--- start of Data ---
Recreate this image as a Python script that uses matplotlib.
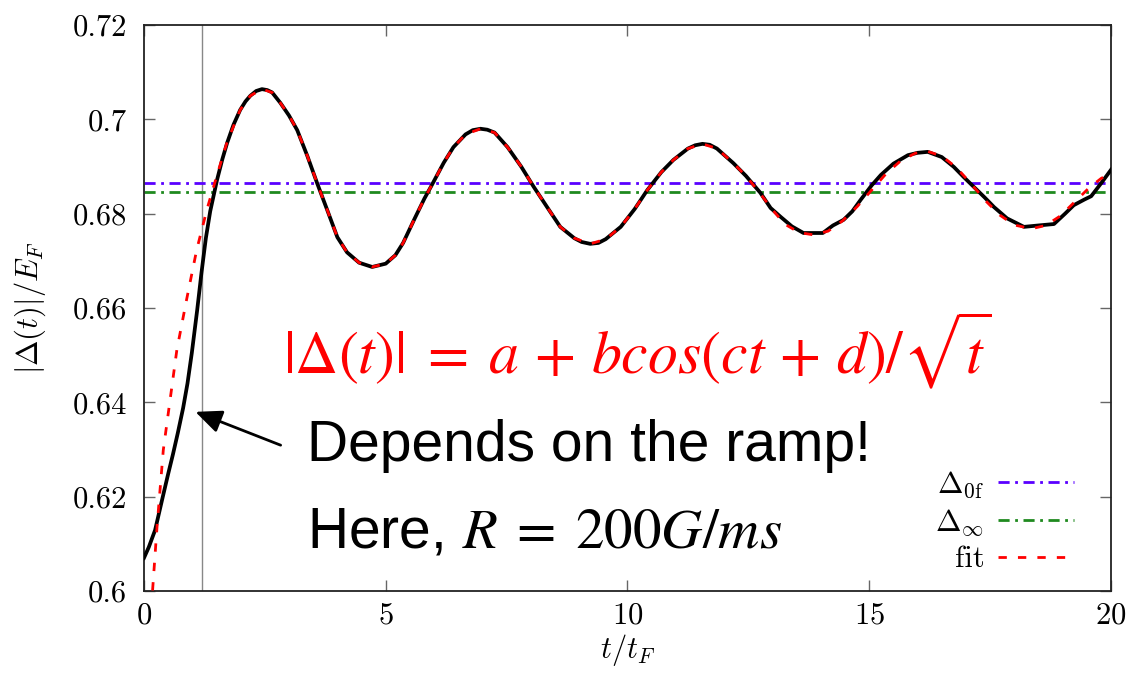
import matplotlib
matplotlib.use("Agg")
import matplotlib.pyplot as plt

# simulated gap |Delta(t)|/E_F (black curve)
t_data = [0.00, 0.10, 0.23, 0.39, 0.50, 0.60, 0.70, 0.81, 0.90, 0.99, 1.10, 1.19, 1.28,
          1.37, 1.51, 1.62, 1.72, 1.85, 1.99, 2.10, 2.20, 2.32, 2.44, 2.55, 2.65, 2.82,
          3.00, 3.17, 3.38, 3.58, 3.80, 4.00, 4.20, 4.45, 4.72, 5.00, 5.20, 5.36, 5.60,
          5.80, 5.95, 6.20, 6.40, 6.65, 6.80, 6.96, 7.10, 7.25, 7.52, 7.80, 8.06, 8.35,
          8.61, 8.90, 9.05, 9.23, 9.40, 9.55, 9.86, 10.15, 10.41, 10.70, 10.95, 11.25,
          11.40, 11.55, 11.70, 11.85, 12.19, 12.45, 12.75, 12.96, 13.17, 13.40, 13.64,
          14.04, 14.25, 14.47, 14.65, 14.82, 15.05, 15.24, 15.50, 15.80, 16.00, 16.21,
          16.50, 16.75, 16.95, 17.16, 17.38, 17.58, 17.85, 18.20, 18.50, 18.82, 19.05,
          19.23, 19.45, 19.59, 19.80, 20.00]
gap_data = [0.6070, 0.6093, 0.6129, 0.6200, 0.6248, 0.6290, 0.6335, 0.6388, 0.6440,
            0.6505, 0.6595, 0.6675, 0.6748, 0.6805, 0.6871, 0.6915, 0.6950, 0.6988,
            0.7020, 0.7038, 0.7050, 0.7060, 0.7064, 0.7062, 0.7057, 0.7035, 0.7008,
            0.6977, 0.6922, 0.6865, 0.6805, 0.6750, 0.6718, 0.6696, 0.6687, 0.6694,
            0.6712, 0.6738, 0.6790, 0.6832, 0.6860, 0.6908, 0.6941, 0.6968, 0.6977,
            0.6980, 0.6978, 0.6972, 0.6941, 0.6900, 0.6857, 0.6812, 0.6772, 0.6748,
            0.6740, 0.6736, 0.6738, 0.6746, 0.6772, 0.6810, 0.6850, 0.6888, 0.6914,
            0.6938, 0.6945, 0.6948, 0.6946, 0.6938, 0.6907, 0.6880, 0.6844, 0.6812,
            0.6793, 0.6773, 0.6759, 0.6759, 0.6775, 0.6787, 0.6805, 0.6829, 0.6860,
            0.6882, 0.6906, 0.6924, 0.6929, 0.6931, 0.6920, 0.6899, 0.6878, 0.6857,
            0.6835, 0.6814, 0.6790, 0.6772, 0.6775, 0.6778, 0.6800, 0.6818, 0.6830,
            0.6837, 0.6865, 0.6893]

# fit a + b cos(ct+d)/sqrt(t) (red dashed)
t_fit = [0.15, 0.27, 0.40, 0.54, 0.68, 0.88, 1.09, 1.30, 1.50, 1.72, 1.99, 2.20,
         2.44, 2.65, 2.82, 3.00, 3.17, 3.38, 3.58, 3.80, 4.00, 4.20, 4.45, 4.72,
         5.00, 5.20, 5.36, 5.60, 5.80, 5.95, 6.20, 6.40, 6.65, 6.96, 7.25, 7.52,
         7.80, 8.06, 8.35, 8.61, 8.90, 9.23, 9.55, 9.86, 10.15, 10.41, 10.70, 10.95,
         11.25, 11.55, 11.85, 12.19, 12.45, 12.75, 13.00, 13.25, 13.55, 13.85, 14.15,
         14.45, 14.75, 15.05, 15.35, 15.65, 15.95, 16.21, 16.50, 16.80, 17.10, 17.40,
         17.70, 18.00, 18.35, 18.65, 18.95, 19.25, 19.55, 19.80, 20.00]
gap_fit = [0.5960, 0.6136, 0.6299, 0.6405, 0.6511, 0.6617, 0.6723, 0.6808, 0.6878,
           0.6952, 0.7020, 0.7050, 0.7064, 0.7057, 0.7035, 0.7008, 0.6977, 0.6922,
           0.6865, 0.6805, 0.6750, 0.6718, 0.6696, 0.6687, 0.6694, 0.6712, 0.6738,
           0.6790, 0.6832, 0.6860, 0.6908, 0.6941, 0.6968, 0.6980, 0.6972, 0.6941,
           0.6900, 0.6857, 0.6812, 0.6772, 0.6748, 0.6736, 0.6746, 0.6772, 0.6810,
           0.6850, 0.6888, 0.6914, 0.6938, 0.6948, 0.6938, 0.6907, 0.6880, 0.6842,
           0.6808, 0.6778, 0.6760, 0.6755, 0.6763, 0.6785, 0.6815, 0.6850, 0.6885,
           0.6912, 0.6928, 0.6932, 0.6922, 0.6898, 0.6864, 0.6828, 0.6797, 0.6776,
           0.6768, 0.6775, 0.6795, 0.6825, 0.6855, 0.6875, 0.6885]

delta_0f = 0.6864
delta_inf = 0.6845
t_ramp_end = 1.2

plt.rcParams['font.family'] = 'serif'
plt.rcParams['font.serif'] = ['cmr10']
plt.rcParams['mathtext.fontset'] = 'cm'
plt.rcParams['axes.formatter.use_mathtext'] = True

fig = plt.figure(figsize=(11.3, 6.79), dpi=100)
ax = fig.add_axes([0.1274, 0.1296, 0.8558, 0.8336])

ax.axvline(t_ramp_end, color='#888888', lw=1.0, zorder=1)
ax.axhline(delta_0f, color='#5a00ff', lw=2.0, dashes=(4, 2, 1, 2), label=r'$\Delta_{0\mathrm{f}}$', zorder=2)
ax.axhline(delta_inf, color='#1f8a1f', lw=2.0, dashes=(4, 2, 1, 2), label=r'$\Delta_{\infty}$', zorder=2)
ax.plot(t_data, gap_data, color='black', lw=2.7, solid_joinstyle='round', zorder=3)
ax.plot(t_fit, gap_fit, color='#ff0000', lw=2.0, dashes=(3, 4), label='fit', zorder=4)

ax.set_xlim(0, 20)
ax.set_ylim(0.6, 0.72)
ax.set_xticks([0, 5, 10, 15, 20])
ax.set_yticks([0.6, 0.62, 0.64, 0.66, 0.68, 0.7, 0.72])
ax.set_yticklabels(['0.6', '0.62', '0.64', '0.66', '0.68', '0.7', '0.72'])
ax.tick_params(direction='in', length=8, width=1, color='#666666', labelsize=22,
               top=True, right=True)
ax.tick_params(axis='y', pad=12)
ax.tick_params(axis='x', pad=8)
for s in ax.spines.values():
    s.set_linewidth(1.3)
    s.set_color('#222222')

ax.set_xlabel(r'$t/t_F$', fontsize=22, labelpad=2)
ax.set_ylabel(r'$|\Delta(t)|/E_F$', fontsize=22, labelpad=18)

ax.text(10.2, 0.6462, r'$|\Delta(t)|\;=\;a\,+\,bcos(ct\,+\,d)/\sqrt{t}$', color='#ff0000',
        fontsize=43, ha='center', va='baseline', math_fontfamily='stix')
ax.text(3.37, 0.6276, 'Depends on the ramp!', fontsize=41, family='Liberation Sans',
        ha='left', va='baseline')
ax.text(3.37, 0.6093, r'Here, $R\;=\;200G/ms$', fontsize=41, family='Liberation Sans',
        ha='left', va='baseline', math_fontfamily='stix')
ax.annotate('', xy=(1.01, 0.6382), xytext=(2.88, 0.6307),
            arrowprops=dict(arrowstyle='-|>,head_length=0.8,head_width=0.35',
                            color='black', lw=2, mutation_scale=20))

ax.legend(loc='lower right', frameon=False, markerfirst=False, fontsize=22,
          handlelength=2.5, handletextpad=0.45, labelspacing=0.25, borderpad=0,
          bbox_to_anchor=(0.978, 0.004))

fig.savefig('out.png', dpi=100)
--- end of Data ---
| Work to complete |
Go through the data above and transcribe it in full, omitting any image.

| Solution to the problem |
Recreate this image as a Python script that uses matplotlib.
import matplotlib
matplotlib.use("Agg")
import matplotlib.pyplot as plt

# simulated gap |Delta(t)|/E_F (black curve)
t_data = [0.00, 0.10, 0.23, 0.39, 0.50, 0.60, 0.70, 0.81, 0.90, 0.99, 1.10, 1.19, 1.28,
          1.37, 1.51, 1.62, 1.72, 1.85, 1.99, 2.10, 2.20, 2.32, 2.44, 2.55, 2.65, 2.82,
          3.00, 3.17, 3.38, 3.58, 3.80, 4.00, 4.20, 4.45, 4.72, 5.00, 5.20, 5.36, 5.60,
          5.80, 5.95, 6.20, 6.40, 6.65, 6.80, 6.96, 7.10, 7.25, 7.52, 7.80, 8.06, 8.35,
          8.61, 8.90, 9.05, 9.23, 9.40, 9.55, 9.86, 10.15, 10.41, 10.70, 10.95, 11.25,
          11.40, 11.55, 11.70, 11.85, 12.19, 12.45, 12.75, 12.96, 13.17, 13.40, 13.64,
          14.04, 14.25, 14.47, 14.65, 14.82, 15.05, 15.24, 15.50, 15.80, 16.00, 16.21,
          16.50, 16.75, 16.95, 17.16, 17.38, 17.58, 17.85, 18.20, 18.50, 18.82, 19.05,
          19.23, 19.45, 19.59, 19.80, 20.00]
gap_data = [0.6070, 0.6093, 0.6129, 0.6200, 0.6248, 0.6290, 0.6335, 0.6388, 0.6440,
            0.6505, 0.6595, 0.6675, 0.6748, 0.6805, 0.6871, 0.6915, 0.6950, 0.6988,
            0.7020, 0.7038, 0.7050, 0.7060, 0.7064, 0.7062, 0.7057, 0.7035, 0.7008,
            0.6977, 0.6922, 0.6865, 0.6805, 0.6750, 0.6718, 0.6696, 0.6687, 0.6694,
            0.6712, 0.6738, 0.6790, 0.6832, 0.6860, 0.6908, 0.6941, 0.6968, 0.6977,
            0.6980, 0.6978, 0.6972, 0.6941, 0.6900, 0.6857, 0.6812, 0.6772, 0.6748,
            0.6740, 0.6736, 0.6738, 0.6746, 0.6772, 0.6810, 0.6850, 0.6888, 0.6914,
            0.6938, 0.6945, 0.6948, 0.6946, 0.6938, 0.6907, 0.6880, 0.6844, 0.6812,
            0.6793, 0.6773, 0.6759, 0.6759, 0.6775, 0.6787, 0.6805, 0.6829, 0.6860,
            0.6882, 0.6906, 0.6924, 0.6929, 0.6931, 0.6920, 0.6899, 0.6878, 0.6857,
            0.6835, 0.6814, 0.6790, 0.6772, 0.6775, 0.6778, 0.6800, 0.6818, 0.6830,
            0.6837, 0.6865, 0.6893]

# fit a + b cos(ct+d)/sqrt(t) (red dashed)
t_fit = [0.15, 0.27, 0.40, 0.54, 0.68, 0.88, 1.09, 1.30, 1.50, 1.72, 1.99, 2.20,
         2.44, 2.65, 2.82, 3.00, 3.17, 3.38, 3.58, 3.80, 4.00, 4.20, 4.45, 4.72,
         5.00, 5.20, 5.36, 5.60, 5.80, 5.95, 6.20, 6.40, 6.65, 6.96, 7.25, 7.52,
         7.80, 8.06, 8.35, 8.61, 8.90, 9.23, 9.55, 9.86, 10.15, 10.41, 10.70, 10.95,
         11.25, 11.55, 11.85, 12.19, 12.45, 12.75, 13.00, 13.25, 13.55, 13.85, 14.15,
         14.45, 14.75, 15.05, 15.35, 15.65, 15.95, 16.21, 16.50, 16.80, 17.10, 17.40,
         17.70, 18.00, 18.35, 18.65, 18.95, 19.25, 19.55, 19.80, 20.00]
gap_fit = [0.5960, 0.6136, 0.6299, 0.6405, 0.6511, 0.6617, 0.6723, 0.6808, 0.6878,
           0.6952, 0.7020, 0.7050, 0.7064, 0.7057, 0.7035, 0.7008, 0.6977, 0.6922,
           0.6865, 0.6805, 0.6750, 0.6718, 0.6696, 0.6687, 0.6694, 0.6712, 0.6738,
           0.6790, 0.6832, 0.6860, 0.6908, 0.6941, 0.6968, 0.6980, 0.6972, 0.6941,
           0.6900, 0.6857, 0.6812, 0.6772, 0.6748, 0.6736, 0.6746, 0.6772, 0.6810,
           0.6850, 0.6888, 0.6914, 0.6938, 0.6948, 0.6938, 0.6907, 0.6880, 0.6842,
           0.6808, 0.6778, 0.6760, 0.6755, 0.6763, 0.6785, 0.6815, 0.6850, 0.6885,
           0.6912, 0.6928, 0.6932, 0.6922, 0.6898, 0.6864, 0.6828, 0.6797, 0.6776,
           0.6768, 0.6775, 0.6795, 0.6825, 0.6855, 0.6875, 0.6885]

delta_0f = 0.6864
delta_inf = 0.6845
t_ramp_end = 1.2

plt.rcParams['font.family'] = 'serif'
plt.rcParams['font.serif'] = ['cmr10']
plt.rcParams['mathtext.fontset'] = 'cm'
plt.rcParams['axes.formatter.use_mathtext'] = True

fig = plt.figure(figsize=(11.3, 6.79), dpi=100)
ax = fig.add_axes([0.1274, 0.1296, 0.8558, 0.8336])

ax.axvline(t_ramp_end, color='#888888', lw=1.0, zorder=1)
ax.axhline(delta_0f, color='#5a00ff', lw=2.0, dashes=(4, 2, 1, 2), label=r'$\Delta_{0\mathrm{f}}$', zorder=2)
ax.axhline(delta_inf, color='#1f8a1f', lw=2.0, dashes=(4, 2, 1, 2), label=r'$\Delta_{\infty}$', zorder=2)
ax.plot(t_data, gap_data, color='black', lw=2.7, solid_joinstyle='round', zorder=3)
ax.plot(t_fit, gap_fit, color='#ff0000', lw=2.0, dashes=(3, 4), label='fit', zorder=4)

ax.set_xlim(0, 20)
ax.set_ylim(0.6, 0.72)
ax.set_xticks([0, 5, 10, 15, 20])
ax.set_yticks([0.6, 0.62, 0.64, 0.66, 0.68, 0.7, 0.72])
ax.set_yticklabels(['0.6', '0.62', '0.64', '0.66', '0.68', '0.7', '0.72'])
ax.tick_params(direction='in', length=8, width=1, color='#666666', labelsize=22,
               top=True, right=True)
ax.tick_params(axis='y', pad=12)
ax.tick_params(axis='x', pad=8)
for s in ax.spines.values():
    s.set_linewidth(1.3)
    s.set_color('#222222')

ax.set_xlabel(r'$t/t_F$', fontsize=22, labelpad=2)
ax.set_ylabel(r'$|\Delta(t)|/E_F$', fontsize=22, labelpad=18)

ax.text(10.2, 0.6462, r'$|\Delta(t)|\;=\;a\,+\,bcos(ct\,+\,d)/\sqrt{t}$', color='#ff0000',
        fontsize=43, ha='center', va='baseline', math_fontfamily='stix')
ax.text(3.37, 0.6276, 'Depends on the ramp!', fontsize=41, family='Liberation Sans',
        ha='left', va='baseline')
ax.text(3.37, 0.6093, r'Here, $R\;=\;200G/ms$', fontsize=41, family='Liberation Sans',
        ha='left', va='baseline', math_fontfamily='stix')
ax.annotate('', xy=(1.01, 0.6382), xytext=(2.88, 0.6307),
            arrowprops=dict(arrowstyle='-|>,head_length=0.8,head_width=0.35',
                            color='black', lw=2, mutation_scale=20))

ax.legend(loc='lower right', frameon=False, markerfirst=False, fontsize=22,
          handlelength=2.5, handletextpad=0.45, labelspacing=0.25, borderpad=0,
          bbox_to_anchor=(0.978, 0.004))

fig.savefig('out.png', dpi=100)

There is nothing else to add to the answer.